Washington Capitals fans who are tired of watching the team lose have a compatriot in Abe Pollin. Twenty-four hours after assuming a more active role as president of the team, board chairman-fan Pollin promised yesterday to leave no ice unbroken in a search for talent.

"I've obviously been disappointed with the lack of success of the Capitals on the ice," Pollin said. "I thought we'd do better. I'm dedicated to improving the situation.

"We know we're going to produce a more competitive hockey team, somehow, some way. I know it's easy to say, but we are prepared to spend whatever it takes, within reason, to do it.
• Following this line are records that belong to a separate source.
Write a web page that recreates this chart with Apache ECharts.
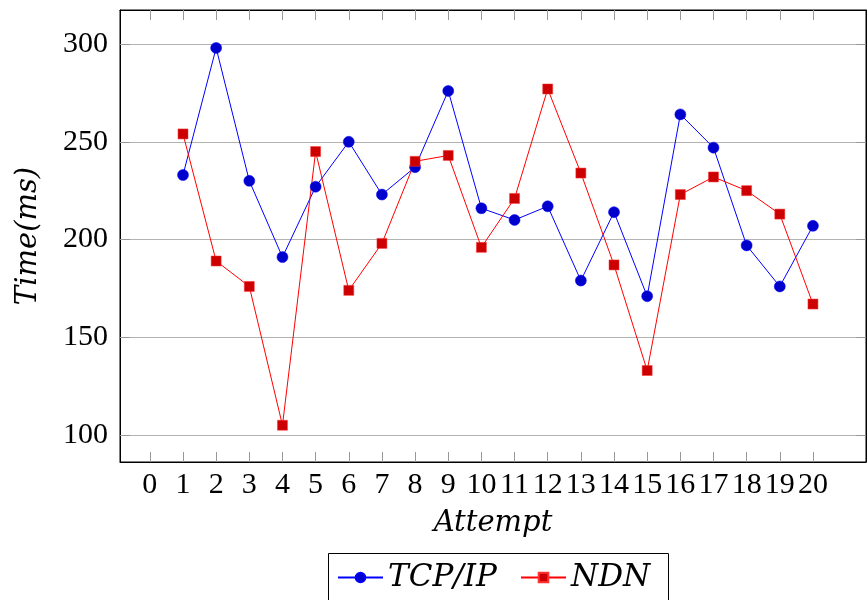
<!DOCTYPE html>
<html>
<head>
<meta charset="utf-8">
<script src="https://cdn.jsdelivr.net/npm/echarts@6/dist/echarts.min.js"></script>
<style>
  html, body { margin: 0; padding: 0; background: #fff; }
  #chart { width: 867px; height: 600px; }
</style>
</head>
<body>
<div id="chart"></div>
<script>
// attempts and measured times
var attempts = [1, 2, 3, 4, 5, 6, 7, 8, 9, 10, 11, 12, 13, 14, 15, 16, 17, 18, 19, 20];
var tcpTimes = [233, 298, 230, 191, 227, 250, 223, 237, 276, 216, 210, 217, 179, 214, 171, 264, 247, 197, 176, 207];
var ndnTimes = [254, 189, 176, 105, 245, 174, 198, 240, 243, 196, 221, 277, 234, 187, 133, 223, 232, 225, 213, 167];
var xTicks = [0, 1, 2, 3, 4, 5, 6, 7, 8, 9, 10, 11, 12, 13, 14, 15, 16, 17, 18, 19, 20];
var yTicks = [100, 150, 200, 250, 300];

var chartDom = document.getElementById('chart');
var myChart = echarts.init(chartDom);
var option;

var serif = 'Liberation Serif';
var italic = 'DejaVu Serif';
var tickStyle = { show: true, inside: true, length: 10, lineStyle: { color: '#999', width: 1 } };
var legendText = { fontFamily: italic, fontStyle: 'italic', fontSize: 31, color: '#000' };

function pairs(ys) {
  return attempts.map(function (a, i) { return [a, ys[i]]; });
}

option = {
  animation: false,
  backgroundColor: '#fff',
  grid: {
    left: 120, right: 1, top: 10, bottom: 138,
    show: true, borderColor: '#000', borderWidth: 1
  },
  // one legend per entry so the spacing follows the latex layout, box drawn below
  legend: [
    {
      left: 337, top: 562, padding: 0,
      itemWidth: 45, itemHeight: 12, itemGap: 0,
      textStyle: legendText,
      data: ['TCP/IP']
    },
    {
      left: 520, top: 562, padding: 0,
      itemWidth: 45, itemHeight: 12, itemGap: 0,
      textStyle: legendText,
      data: ['NDN']
    }
  ],
  graphic: [
    {
      type: 'rect',
      silent: true,
      shape: { x: 328.5, y: 553.5, width: 340, height: 60 },
      style: { fill: 'none', stroke: '#000', lineWidth: 1 }
    }
  ],
  xAxis: [
    {
      type: 'value',
      min: -0.9,
      max: 21.6,
      name: 'Attempt',
      nameLocation: 'middle',
      nameGap: 47,
      nameTextStyle: { fontFamily: italic, fontStyle: 'italic', fontSize: 29, color: '#000' },
      axisLine: { show: true, onZero: false, lineStyle: { color: '#000' } },
      axisTick: Object.assign({ customValues: xTicks }, tickStyle),
      axisLabel: {
        customValues: xTicks, margin: 8,
        fontFamily: serif, fontSize: 30, color: '#000'
      },
      splitLine: { show: false }
    },
    {
      type: 'value',
      position: 'top',
      min: -0.9,
      max: 21.6,
      axisLine: { show: true, onZero: false, lineStyle: { color: '#000' } },
      axisTick: Object.assign({ customValues: xTicks }, tickStyle),
      axisLabel: { show: false },
      splitLine: { show: false }
    }
  ],
  yAxis: [
    {
      type: 'value',
      min: 86.2,
      max: 317.4,
      name: 'Time(ms)',
      nameLocation: 'middle',
      nameGap: 77,
      nameTextStyle: { fontFamily: italic, fontStyle: 'italic', fontSize: 29, color: '#000' },
      axisLine: { show: true, onZero: false, lineStyle: { color: '#000' } },
      axisTick: Object.assign({ customValues: yTicks }, tickStyle),
      axisLabel: {
        customValues: yTicks, margin: 12,
        fontFamily: serif, fontSize: 30, color: '#000'
      },
      splitLine: { show: true, lineStyle: { color: '#b3b3b3', width: 1 } }
    },
    {
      type: 'value',
      position: 'right',
      min: 86.2,
      max: 317.4,
      axisLine: { show: true, onZero: false, lineStyle: { color: '#000' } },
      axisTick: Object.assign({ customValues: yTicks }, tickStyle),
      axisLabel: { show: false },
      splitLine: { show: false }
    }
  ],
  series: [
    {
      name: 'TCP/IP',
      type: 'line',
      data: pairs(tcpTimes),
      symbol: 'circle',
      symbolSize: 11,
      lineStyle: { color: '#0000ff', width: 1 },
      itemStyle: { color: '#0000cc', borderColor: '#0000ff', borderWidth: 0.5 }
    },
    {
      name: 'NDN',
      type: 'line',
      data: pairs(ndnTimes),
      symbol: 'rect',
      symbolSize: 10,
      lineStyle: { color: '#ff0000', width: 1 },
      itemStyle: { color: '#cc0000', borderColor: '#ff3333', borderWidth: 0.5 }
    }
  ]
};

if (option && typeof option === 'object') {
  myChart.setOption(option);
}

window.onresize = function () {
  myChart.resize();
};
</script>
</body>
</html>
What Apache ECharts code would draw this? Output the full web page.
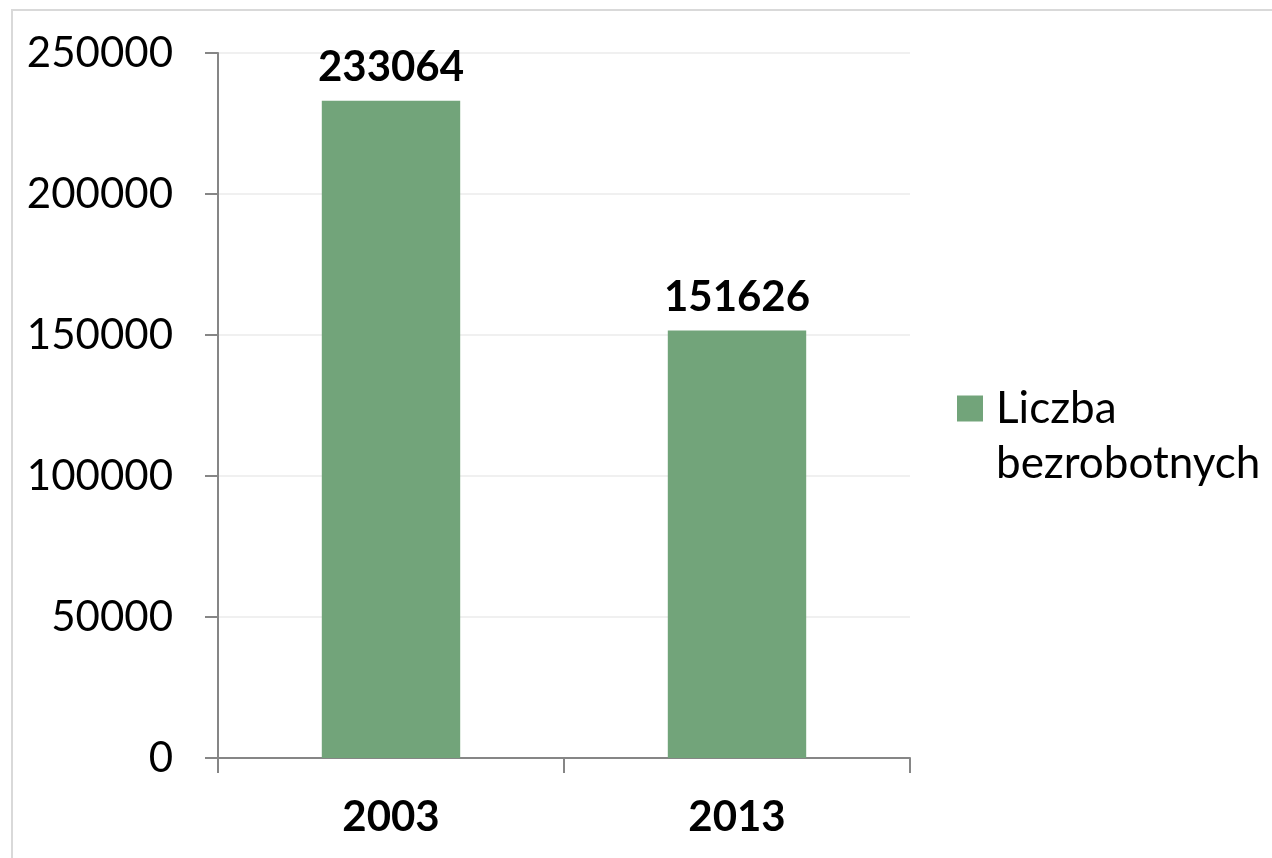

"Our basic philosophy of saving draft choices is a second one. However, there is nothing I will rule out. We will investigate every possibility - free agents, trades, draft choices, anything."

The "we" includes General Manager Max McNab, who appears to have taken on a stronger role with Peter O'Malley's withdrawal from the club's operation. Pollin conceded that he was a "novice, not an expert, on hockey," and that McNab's "judgment on hockey matters will rule. He's the guy who will make the decisions on player personnel."
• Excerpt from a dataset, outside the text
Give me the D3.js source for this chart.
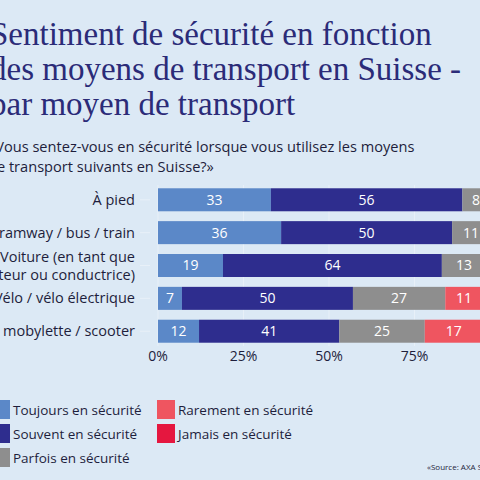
<!DOCTYPE html>
<html><head><meta charset="utf-8">
<script src="https://cdn.jsdelivr.net/npm/d3@7"></script>
<style>body{margin:0;background:#dce9f5;overflow:hidden}text{font-family:"Open Sans",sans-serif}</style>
</head><body><svg id="c"></svg>
<script>
const categories = ["À pied", "Tramway / bus / train", "Voiture (en tant que|conducteur ou conductrice)", "Vélo / vélo électrique", "Moto / mobylette / scooter"];
const series = ["Toujours en sécurité", "Souvent en sécurité", "Parfois en sécurité", "Rarement en sécurité", "Jamais en sécurité"];
const toujours = [33, 36, 19, 7, 12];
const souvent = [56, 50, 64, 50, 41];
const parfois = [8, 11, 13, 27, 25];
const rarement = [2, 2, 3, 11, 17];
const jamais = [1, 1, 1, 5, 5];
const ticks = [0, 25, 50, 75, 100];
const colors = ["#5b88c8", "#2e2d8e", "#8e8e8e", "#ef5560", "#e5173f"];

const width = 480, height = 480;
const svg = d3.select("#c").attr("width", width).attr("height", height);

const table = categories.map((c, i) => ({ cat: c, vals: [toujours[i], souvent[i], parfois[i], rarement[i], jamais[i]] }));

const x = d3.scaleLinear().domain([0, 100]).range([158, 500]);
const y = d3.scaleBand().domain(categories).range([185, 346]).paddingInner(0.3).paddingOuter(0.1);

// title
const title = ["Sentiment de sécurité en fonction", "des moyens de transport en Suisse -", "par moyen de transport"];
svg.selectAll(".t").data(title).enter().append("text")
  .attr("x", -10).attr("y", (d, i) => 45 + i * 35)
  .style("font-family", "'Liberation Serif', serif").attr("font-size", 33)
  .attr("fill", "#2b2b78").text(d => d);

const sub = ["«Vous sentez-vous en sécurité lorsque vous utilisez les moyens", "de transport suivants en Suisse?»"];
svg.selectAll(".s").data(sub).enter().append("text")
  .attr("x", -12).attr("y", (d, i) => 152 + i * 20)
  .attr("font-size", 14.6).attr("fill", "#1e1e3c").text(d => d);

// grid
svg.selectAll(".g").data(ticks).enter().append("line")
  .attr("x1", d => x(d)).attr("x2", d => x(d)).attr("y1", 185).attr("y2", 346)
  .attr("stroke", "#e8f0f8").attr("stroke-width", 1);

const rows = svg.selectAll(".row").data(table).enter().append("g");
rows.each(function (d) {
  let acc = 0;
  const g = d3.select(this);
  d.vals.forEach((v, k) => {
    g.append("rect").attr("x", x(acc)).attr("width", x(acc + v) - x(acc))
      .attr("y", y(d.cat)).attr("height", y.bandwidth()).attr("fill", colors[k]);
    if (v >= 5) g.append("text").attr("x", (x(acc) + x(acc + v)) / 2).attr("y", y(d.cat) + y.bandwidth() / 2)
      .attr("dy", "0.35em").attr("text-anchor", "middle").attr("font-size", 14).attr("fill", "#fff").text(v);
    acc += v;
  });
  const lines = d.cat.split("|");
  lines.forEach((l, j) => {
    g.append("text").attr("x", 135).attr("text-anchor", "end")
      .attr("y", y(d.cat) + y.bandwidth() / 2 + (j - (lines.length - 1) / 2) * 18)
      .attr("dy", "0.35em").attr("font-size", 14.5).attr("fill", "#1e1e3c").text(l);
  });
  g.append("line").attr("x1", 140).attr("x2", 150).attr("y1", y(d.cat) + y.bandwidth() / 2).attr("y2", y(d.cat) + y.bandwidth() / 2).attr("stroke", "#e8f0f8");
});

svg.selectAll(".tk").data(ticks).enter().append("text")
  .attr("x", d => x(d)).attr("y", 361).attr("text-anchor", "middle")
  .attr("font-size", 14).attr("fill", "#1e1e3c").text(d => d + "%");

// legend
const leg = svg.selectAll(".l").data(series).enter().append("g")
  .attr("transform", (d, i) => `translate(${i < 3 ? -8 : 157},${410 + (i % 3) * 24})`);
leg.append("rect").attr("x", 0).attr("y", -10).attr("width", 18).attr("height", 19).attr("fill", (d, i) => colors[i]);
leg.append("text").attr("x", 21).attr("dy", "0.35em").attr("font-size", 13.5).attr("fill", "#1e1e3c").text(d => d);

svg.append("text").attr("x", 427).attr("y", 470).attr("font-size", 8).attr("fill", "#1e1e3c").text("«Source: AXA Suisse»");
</script></body></html>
Pollin has been criticized for allegedly spending heavily on the basketball Bullets - for example, Bob Dandridge - while neglecting the capitals. O'Malley, in announcing his resignation to concentrate on his law practice, offered a testimonial in the opposite direction.

O'Malley estimated with McNAB's assent, that the Capitals' annual budget was approximately $4 million. He added that income was less than $3 million this season and said that "Abe has been pouring money into the club."

On the basis of that and previous losses, it does not seem out of line to place the Capitals' red ink in the vicinity of $5 million over the last four years.

Pollin will not discuss the team's finances, but he said, "I told Max and Peter personally that if there was a hockey deal that could help the team, we could not afford not to make it. I hope that has been the way they've gone. Now that I'm personally involved, that's certainly the way it will be."

In promising to spend whatever was necessary, Pollin's attached "within reason" was further explained: "I'm not going to spend $800,000 for a hockey player the way I hear some body has done for a basketball player I don't think that makes any sense."

Coincidentally, Pollin's first major hockey personnel expenditure was a contract for defenseman Greg Joly, calling for exactly $800,000 over six years.

Pollin offered no specific proposals to alter the team's situation. Instead, he said that "I'm getting my feet wet, meeting with Max and discussing a number of things. The last year or so, I've taken a very passive role with respect to the league, although I got repports from Peter. Now I will be attending more of the governor's meetings. This is a challenge and I'm looking forward to it."

The Capitals have the second, 20th and 23rd selections in the June 15 amateur draft. That No. 23 came from Cleveland in the Walt Mckechnie deal and McNab said the Barons had been anxious to get it back.

"I wish I knew who they wanted so badly, because I'd pick him myself," McNab said, laughing.

McNab, who contributed greatly to O'Malley's hockey education, saluted his former boss by saving, "I never knew anyone to pick up so much about the sport in so short a time." He can expect just as precocious a pupil in Pollin.